▼
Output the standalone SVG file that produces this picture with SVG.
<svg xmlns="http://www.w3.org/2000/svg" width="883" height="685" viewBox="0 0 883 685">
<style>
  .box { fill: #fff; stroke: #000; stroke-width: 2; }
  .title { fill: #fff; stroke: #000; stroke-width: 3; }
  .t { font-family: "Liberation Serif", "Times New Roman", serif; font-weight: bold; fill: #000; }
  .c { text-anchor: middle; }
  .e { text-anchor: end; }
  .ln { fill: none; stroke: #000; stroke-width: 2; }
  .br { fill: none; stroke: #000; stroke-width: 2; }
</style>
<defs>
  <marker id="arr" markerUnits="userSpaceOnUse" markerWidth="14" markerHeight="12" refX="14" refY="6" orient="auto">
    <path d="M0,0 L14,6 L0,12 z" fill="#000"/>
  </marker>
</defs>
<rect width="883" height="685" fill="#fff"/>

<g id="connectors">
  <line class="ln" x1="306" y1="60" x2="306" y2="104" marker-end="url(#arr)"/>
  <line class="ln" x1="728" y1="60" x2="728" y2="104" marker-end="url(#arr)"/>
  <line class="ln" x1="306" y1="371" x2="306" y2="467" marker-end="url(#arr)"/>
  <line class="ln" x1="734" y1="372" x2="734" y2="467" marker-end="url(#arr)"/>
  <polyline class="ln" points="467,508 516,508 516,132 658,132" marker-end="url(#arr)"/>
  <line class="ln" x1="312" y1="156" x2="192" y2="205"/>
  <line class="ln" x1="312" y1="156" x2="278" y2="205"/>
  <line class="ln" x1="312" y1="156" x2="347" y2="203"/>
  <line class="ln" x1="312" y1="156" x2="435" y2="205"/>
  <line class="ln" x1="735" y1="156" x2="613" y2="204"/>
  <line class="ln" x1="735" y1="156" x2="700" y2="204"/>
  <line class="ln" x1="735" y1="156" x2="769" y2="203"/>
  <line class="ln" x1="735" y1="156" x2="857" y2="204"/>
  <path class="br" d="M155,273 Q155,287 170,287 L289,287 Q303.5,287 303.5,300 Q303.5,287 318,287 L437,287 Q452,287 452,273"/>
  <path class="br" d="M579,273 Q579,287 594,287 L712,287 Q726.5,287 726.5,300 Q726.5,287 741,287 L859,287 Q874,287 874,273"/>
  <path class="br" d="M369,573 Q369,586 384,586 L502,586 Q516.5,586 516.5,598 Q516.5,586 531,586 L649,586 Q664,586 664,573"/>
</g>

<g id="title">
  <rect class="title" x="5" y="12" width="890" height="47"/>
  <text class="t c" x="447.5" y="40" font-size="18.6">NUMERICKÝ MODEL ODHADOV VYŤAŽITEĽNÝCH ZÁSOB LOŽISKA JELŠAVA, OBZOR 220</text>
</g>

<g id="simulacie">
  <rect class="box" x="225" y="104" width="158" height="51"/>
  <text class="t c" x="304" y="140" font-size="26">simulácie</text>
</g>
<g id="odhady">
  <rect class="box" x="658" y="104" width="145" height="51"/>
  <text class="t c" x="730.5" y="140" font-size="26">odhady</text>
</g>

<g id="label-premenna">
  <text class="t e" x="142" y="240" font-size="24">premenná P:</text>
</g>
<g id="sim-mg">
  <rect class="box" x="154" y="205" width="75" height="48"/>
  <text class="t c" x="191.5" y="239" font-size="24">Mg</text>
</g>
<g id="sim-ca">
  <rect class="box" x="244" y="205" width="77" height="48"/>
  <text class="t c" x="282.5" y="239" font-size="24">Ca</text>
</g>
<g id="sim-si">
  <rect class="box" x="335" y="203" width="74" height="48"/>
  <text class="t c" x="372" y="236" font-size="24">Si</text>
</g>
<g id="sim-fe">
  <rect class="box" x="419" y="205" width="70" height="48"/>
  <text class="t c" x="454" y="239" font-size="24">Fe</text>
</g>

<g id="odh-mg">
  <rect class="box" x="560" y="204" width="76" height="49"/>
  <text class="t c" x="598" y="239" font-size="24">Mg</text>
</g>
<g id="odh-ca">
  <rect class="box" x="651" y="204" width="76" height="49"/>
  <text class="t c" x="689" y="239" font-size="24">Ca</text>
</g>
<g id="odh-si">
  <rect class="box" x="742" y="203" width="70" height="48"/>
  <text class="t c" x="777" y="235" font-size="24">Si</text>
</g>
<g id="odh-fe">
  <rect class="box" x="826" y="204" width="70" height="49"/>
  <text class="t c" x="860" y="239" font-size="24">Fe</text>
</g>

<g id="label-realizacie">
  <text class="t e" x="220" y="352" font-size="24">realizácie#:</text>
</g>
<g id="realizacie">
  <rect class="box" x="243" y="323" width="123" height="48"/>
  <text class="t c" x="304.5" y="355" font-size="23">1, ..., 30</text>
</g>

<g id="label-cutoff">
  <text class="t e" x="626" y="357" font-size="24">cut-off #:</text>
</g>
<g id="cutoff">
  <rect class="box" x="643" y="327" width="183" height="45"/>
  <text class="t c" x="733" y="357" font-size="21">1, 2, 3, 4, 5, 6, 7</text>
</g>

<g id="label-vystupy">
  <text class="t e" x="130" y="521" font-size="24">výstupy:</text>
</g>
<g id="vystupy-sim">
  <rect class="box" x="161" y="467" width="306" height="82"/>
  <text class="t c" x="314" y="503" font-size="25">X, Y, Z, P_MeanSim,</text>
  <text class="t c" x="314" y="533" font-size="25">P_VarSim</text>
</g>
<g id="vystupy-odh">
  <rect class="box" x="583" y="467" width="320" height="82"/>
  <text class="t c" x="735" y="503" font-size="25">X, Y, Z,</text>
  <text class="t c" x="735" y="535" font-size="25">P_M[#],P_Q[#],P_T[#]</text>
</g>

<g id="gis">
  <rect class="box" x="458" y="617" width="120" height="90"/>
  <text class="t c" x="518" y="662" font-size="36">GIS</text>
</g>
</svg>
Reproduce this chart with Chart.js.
▲
◆ **PROBLEM DESCRIPTION**: Retype the entries exactly, including every line.

◆ **ANSWER TO THE PROBLEM**:
Output the standalone SVG file that produces this picture with SVG.
<svg xmlns="http://www.w3.org/2000/svg" width="883" height="685" viewBox="0 0 883 685">
<style>
  .box { fill: #fff; stroke: #000; stroke-width: 2; }
  .title { fill: #fff; stroke: #000; stroke-width: 3; }
  .t { font-family: "Liberation Serif", "Times New Roman", serif; font-weight: bold; fill: #000; }
  .c { text-anchor: middle; }
  .e { text-anchor: end; }
  .ln { fill: none; stroke: #000; stroke-width: 2; }
  .br { fill: none; stroke: #000; stroke-width: 2; }
</style>
<defs>
  <marker id="arr" markerUnits="userSpaceOnUse" markerWidth="14" markerHeight="12" refX="14" refY="6" orient="auto">
    <path d="M0,0 L14,6 L0,12 z" fill="#000"/>
  </marker>
</defs>
<rect width="883" height="685" fill="#fff"/>

<g id="connectors">
  <line class="ln" x1="306" y1="60" x2="306" y2="104" marker-end="url(#arr)"/>
  <line class="ln" x1="728" y1="60" x2="728" y2="104" marker-end="url(#arr)"/>
  <line class="ln" x1="306" y1="371" x2="306" y2="467" marker-end="url(#arr)"/>
  <line class="ln" x1="734" y1="372" x2="734" y2="467" marker-end="url(#arr)"/>
  <polyline class="ln" points="467,508 516,508 516,132 658,132" marker-end="url(#arr)"/>
  <line class="ln" x1="312" y1="156" x2="192" y2="205"/>
  <line class="ln" x1="312" y1="156" x2="278" y2="205"/>
  <line class="ln" x1="312" y1="156" x2="347" y2="203"/>
  <line class="ln" x1="312" y1="156" x2="435" y2="205"/>
  <line class="ln" x1="735" y1="156" x2="613" y2="204"/>
  <line class="ln" x1="735" y1="156" x2="700" y2="204"/>
  <line class="ln" x1="735" y1="156" x2="769" y2="203"/>
  <line class="ln" x1="735" y1="156" x2="857" y2="204"/>
  <path class="br" d="M155,273 Q155,287 170,287 L289,287 Q303.5,287 303.5,300 Q303.5,287 318,287 L437,287 Q452,287 452,273"/>
  <path class="br" d="M579,273 Q579,287 594,287 L712,287 Q726.5,287 726.5,300 Q726.5,287 741,287 L859,287 Q874,287 874,273"/>
  <path class="br" d="M369,573 Q369,586 384,586 L502,586 Q516.5,586 516.5,598 Q516.5,586 531,586 L649,586 Q664,586 664,573"/>
</g>

<g id="title">
  <rect class="title" x="5" y="12" width="890" height="47"/>
  <text class="t c" x="447.5" y="40" font-size="18.6">NUMERICKÝ MODEL ODHADOV VYŤAŽITEĽNÝCH ZÁSOB LOŽISKA JELŠAVA, OBZOR 220</text>
</g>

<g id="simulacie">
  <rect class="box" x="225" y="104" width="158" height="51"/>
  <text class="t c" x="304" y="140" font-size="26">simulácie</text>
</g>
<g id="odhady">
  <rect class="box" x="658" y="104" width="145" height="51"/>
  <text class="t c" x="730.5" y="140" font-size="26">odhady</text>
</g>

<g id="label-premenna">
  <text class="t e" x="142" y="240" font-size="24">premenná P:</text>
</g>
<g id="sim-mg">
  <rect class="box" x="154" y="205" width="75" height="48"/>
  <text class="t c" x="191.5" y="239" font-size="24">Mg</text>
</g>
<g id="sim-ca">
  <rect class="box" x="244" y="205" width="77" height="48"/>
  <text class="t c" x="282.5" y="239" font-size="24">Ca</text>
</g>
<g id="sim-si">
  <rect class="box" x="335" y="203" width="74" height="48"/>
  <text class="t c" x="372" y="236" font-size="24">Si</text>
</g>
<g id="sim-fe">
  <rect class="box" x="419" y="205" width="70" height="48"/>
  <text class="t c" x="454" y="239" font-size="24">Fe</text>
</g>

<g id="odh-mg">
  <rect class="box" x="560" y="204" width="76" height="49"/>
  <text class="t c" x="598" y="239" font-size="24">Mg</text>
</g>
<g id="odh-ca">
  <rect class="box" x="651" y="204" width="76" height="49"/>
  <text class="t c" x="689" y="239" font-size="24">Ca</text>
</g>
<g id="odh-si">
  <rect class="box" x="742" y="203" width="70" height="48"/>
  <text class="t c" x="777" y="235" font-size="24">Si</text>
</g>
<g id="odh-fe">
  <rect class="box" x="826" y="204" width="70" height="49"/>
  <text class="t c" x="860" y="239" font-size="24">Fe</text>
</g>

<g id="label-realizacie">
  <text class="t e" x="220" y="352" font-size="24">realizácie#:</text>
</g>
<g id="realizacie">
  <rect class="box" x="243" y="323" width="123" height="48"/>
  <text class="t c" x="304.5" y="355" font-size="23">1, ..., 30</text>
</g>

<g id="label-cutoff">
  <text class="t e" x="626" y="357" font-size="24">cut-off #:</text>
</g>
<g id="cutoff">
  <rect class="box" x="643" y="327" width="183" height="45"/>
  <text class="t c" x="733" y="357" font-size="21">1, 2, 3, 4, 5, 6, 7</text>
</g>

<g id="label-vystupy">
  <text class="t e" x="130" y="521" font-size="24">výstupy:</text>
</g>
<g id="vystupy-sim">
  <rect class="box" x="161" y="467" width="306" height="82"/>
  <text class="t c" x="314" y="503" font-size="25">X, Y, Z, P_MeanSim,</text>
  <text class="t c" x="314" y="533" font-size="25">P_VarSim</text>
</g>
<g id="vystupy-odh">
  <rect class="box" x="583" y="467" width="320" height="82"/>
  <text class="t c" x="735" y="503" font-size="25">X, Y, Z,</text>
  <text class="t c" x="735" y="535" font-size="25">P_M[#],P_Q[#],P_T[#]</text>
</g>

<g id="gis">
  <rect class="box" x="458" y="617" width="120" height="90"/>
  <text class="t c" x="518" y="662" font-size="36">GIS</text>
</g>
</svg>
Reproduce this chart with Chart.js.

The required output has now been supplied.